In 2021, Phyllis Zagano wrote a series of 5 essays for the Global Sisters Report that addresses some of the questions and issues that a concurrent diaconal/religious vocation might entail. These essays have now been added to, and are available as a small book (available here or here) that is a wonderful addition to Phyllis’s other scholarship. She begins by explaining about the reinstitution of the diaconate and the situations of a number of religious, who minister like deacons in diocesan structures, but without remuneration or “formal connection to the sacramental and ministerial life of the Church” (page 3). This has been my experience, and to my mind, it would be beneficial to bishops and dioceses to have the more formal commitment and arrangement of an ordained minister. Such a person would also be able to take on roles that require or prefer ordination outside of dioceses – such as various kinds of chaplaincies.

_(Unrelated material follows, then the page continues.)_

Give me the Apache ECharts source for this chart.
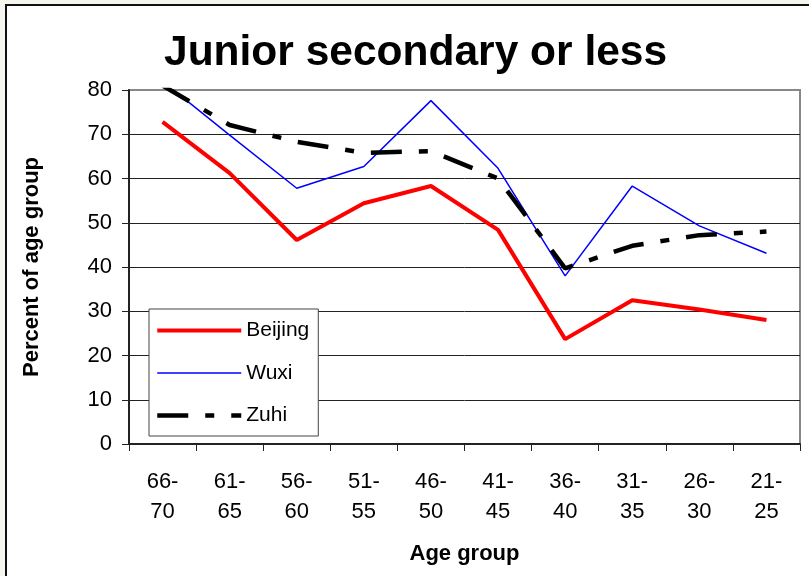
<!DOCTYPE html>
<html>
<head>
<meta charset="utf-8">
<script src="https://cdn.jsdelivr.net/npm/echarts@6/dist/echarts.min.js"></script>
<style>
  html, body { margin: 0; padding: 0; background: #f6f6ee; }
  #paper { position: absolute; left: 5px; top: 3.5px; width: 830px; height: 600px; background: #fff; border-left: 2px solid #111; border-top: 2px solid #111; }
  #chart { position: absolute; left: 0; top: 0; width: 809px; height: 576px; }
</style>
</head>
<body>
<div id="paper"></div>
<div id="chart"></div>
<script>
const categories = ['66-\n70', '61-\n65', '56-\n60', '51-\n55', '46-\n50', '41-\n45', '36-\n40', '31-\n35', '26-\n30', '21-\n25'];
const beijing = [72.8, 61.2, 46.1, 54.4, 58.3, 48.4, 23.7, 32.5, 30.4, 28.0];
const wuxi = [82.0, 69.8, 57.8, 62.7, 77.6, 62.3, 38.0, 58.3, 49.3, 43.1];
const zuhi = [81.0, 72.1, 68.3, 65.8, 66.2, 60.0, 39.7, 44.8, 47.2, 48.0];
const yTicks = [0, 10, 20, 30, 40, 50, 60, 70, 80];

const chart = echarts.init(document.getElementById('chart'), null, { renderer: 'canvas' });
const font = 'Liberation Sans, Arial, sans-serif';
const zuhiDash = [31, 17, 9, 17];
chart.setOption({
  backgroundColor: 'transparent',
  animation: false,
  title: {
    text: 'Junior secondary or less',
    left: 159,
    top: 27,
    textStyle: { fontFamily: font, fontSize: 42.5, fontWeight: 'bold', color: '#000' }
  },
  legend: {
    orient: 'vertical',
    left: 149,
    top: 309,
    padding: [11, 9, 10, 6],
    itemWidth: 84,
    itemHeight: 20,
    itemGap: 21.5,
    backgroundColor: '#fff',
    borderColor: '#444',
    borderWidth: 1,
    itemStyle: { opacity: 0 },
    textStyle: { fontFamily: font, fontSize: 21, color: '#000' },
    data: [
      { name: 'Beijing', lineStyle: { width: 4, color: '#ff0000' } },
      { name: 'Wuxi', lineStyle: { width: 1.5, color: '#0000ff' } },
      { name: 'Zuhi', lineStyle: { width: 4.5, color: '#000', type: zuhiDash } }
    ]
  },
  grid: {
    left: 129, right: 9, top: 90, bottom: 132,
    show: true, borderColor: '#888', borderWidth: 2, backgroundColor: '#fff'
  },
  xAxis: {
    type: 'category',
    data: categories,
    boundaryGap: true,
    name: 'Age group',
    nameLocation: 'middle',
    nameGap: 99,
    nameTextStyle: { fontFamily: font, fontSize: 22, fontWeight: 'bold', color: '#000' },
    axisLine: { lineStyle: { color: '#222', width: 2 } },
    axisTick: { show: true, length: 7, interval: 0, lineStyle: { color: '#222' } },
    axisLabel: { interval: 0, margin: 23, fontFamily: font, fontSize: 22, lineHeight: 30, color: '#000' }
  },
  yAxis: {
    type: 'value',
    min: 0, max: 80, interval: 10,
    name: 'Percent of age group',
    nameLocation: 'middle',
    nameGap: 86,
    nameTextStyle: { fontFamily: font, fontSize: 22, fontWeight: 'bold', color: '#000' },
    axisLine: { show: true, lineStyle: { color: '#222', width: 2 } },
    axisTick: { show: true, length: 7, lineStyle: { color: '#222' } },
    axisLabel: {
      margin: 17, fontFamily: font, fontSize: 22, color: '#000',
      formatter: v => (yTicks.indexOf(v) >= 0 ? String(v) : '')
    },
    splitLine: { show: true, showMaxLine: false, lineStyle: { color: '#222', width: 1 } }
  },
  series: [
    {
      name: 'Beijing', type: 'line', data: beijing, symbol: 'none', clip: true,
      lineStyle: { color: '#ff0000', width: 4 }, itemStyle: { color: '#ff0000' }, z: 3
    },
    {
      name: 'Wuxi', type: 'line', data: wuxi, symbol: 'none', clip: true,
      lineStyle: { color: '#0000ff', width: 1.5 }, itemStyle: { color: '#0000ff' }, z: 3
    },
    {
      name: 'Zuhi', type: 'line', data: zuhi, symbol: 'none', clip: true,
      lineStyle: { color: '#000', width: 4.5, type: zuhiDash, cap: 'butt' }, itemStyle: { color: '#000' }, z: 4
    }
  ]
});
</script>
</body>
</html>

Phyllis’s introduction addresses some of the ‘would’ questions. Certainly not every person called to religious life is also called to ordained ministry, but some are and will be. In regard to the ‘should’ questions, Phyllis poses some very specific and real conundrums. Should the diaconate replace religious life? (page 9) Are deacons only necessary for ceremonial roles or should they be the “right hand” of the bishop? (page 10) Must members of a mixed order of lay/ordained choose a ‘major superior’ who is a deacon?* (page 14) Who should “mission” a religious deacon – the bishop or the religious ‘superior’? (page 16) Can religious deacons challenge clericalism or might they be co-opted by a compromised hierarchy? (page 23) Why be a deacon if you can already be a parish life coordinator? (page 29)
There is no time like the present to be studying these questions. While the book includes fuller answers to these inquiries and more, I will give away some spoilers. Phyllis maintains that the diaconate would not at all replace religious life, and that the diaconal ministry is much more than a ceremonial one. Furthermore, “Canon law requires that the major superior of a mixed clerical and lay institute or order of men must be a priest with the assumption that all or, at least, some of its clerical members are priests.” (page 14) So, as a deacon is not a priest, there is no fear about religious ‘superiors’ of a mixed institute needing to be ordained. Like members of male religious orders, women would continue to be missioned by the religious ‘superior’, however they would need faculties by a bishop to work in a particular location. These would allow ministries that are currently not open to parish life coordinators (such as ordinary faculties for solemn baptism, witnessing marriages, and preaching). Finally, while the challenge of clericalism is a long-existing shadow in our Church that is not easy to overcome, “women deacons are not priests, and women religious are particularly averse to careerism. Ordained or not, inside or outside the clerical caste, their ministries challenge the assumptions of the prosperity gospel and, coincidentally, the failures of clericalism.” (page 24)
I certainly hope that that last point is true! In my formation as a Sister of Mercy, my formators were particularly careful to challenge any assumptions about privileges or entitlements for Sisters. We were immersed in a culture that was trying to empower the laity and to become eminently replaceable. That takes work from everyone, especially those already Professed. So my dream is that women who are both religious and ordained would help create a Church culture of baptismal dignity for all. As Phyllis says, religious life is about the ministry: “diaconal ordination [of a deacon/religious] would enable her service to the very people who most need to hear the gospel: the young, the poor, the uneducated.” (page 31)
So Phyllis concludes that, yes, some women would and should be both deacons and religious. As for the ‘could’, this remains with the Pope and the Magisterium. It would require a simple change in canon law, such as the recent modification from “lay men” to “lay persons” in regard to lectors and acolytes. It would also depend on approval by bishops’ conferences, local bishops and religious orders to agree to be mixed. Yet it would further the movement of Vatican II, and complete the restoration of the permanent diaconate. Nothing is beyond the power of the Holy Spirit.
* In my religious order, and in many others, the leader of our institute is not called a ‘Major Superior’, which might assume a pyramid-like structure. Rather, we have an ‘Institute Leader’. However, in this blogpost, the canonical term ‘superior’ is used so as not to be confused with the broad term ‘leader’.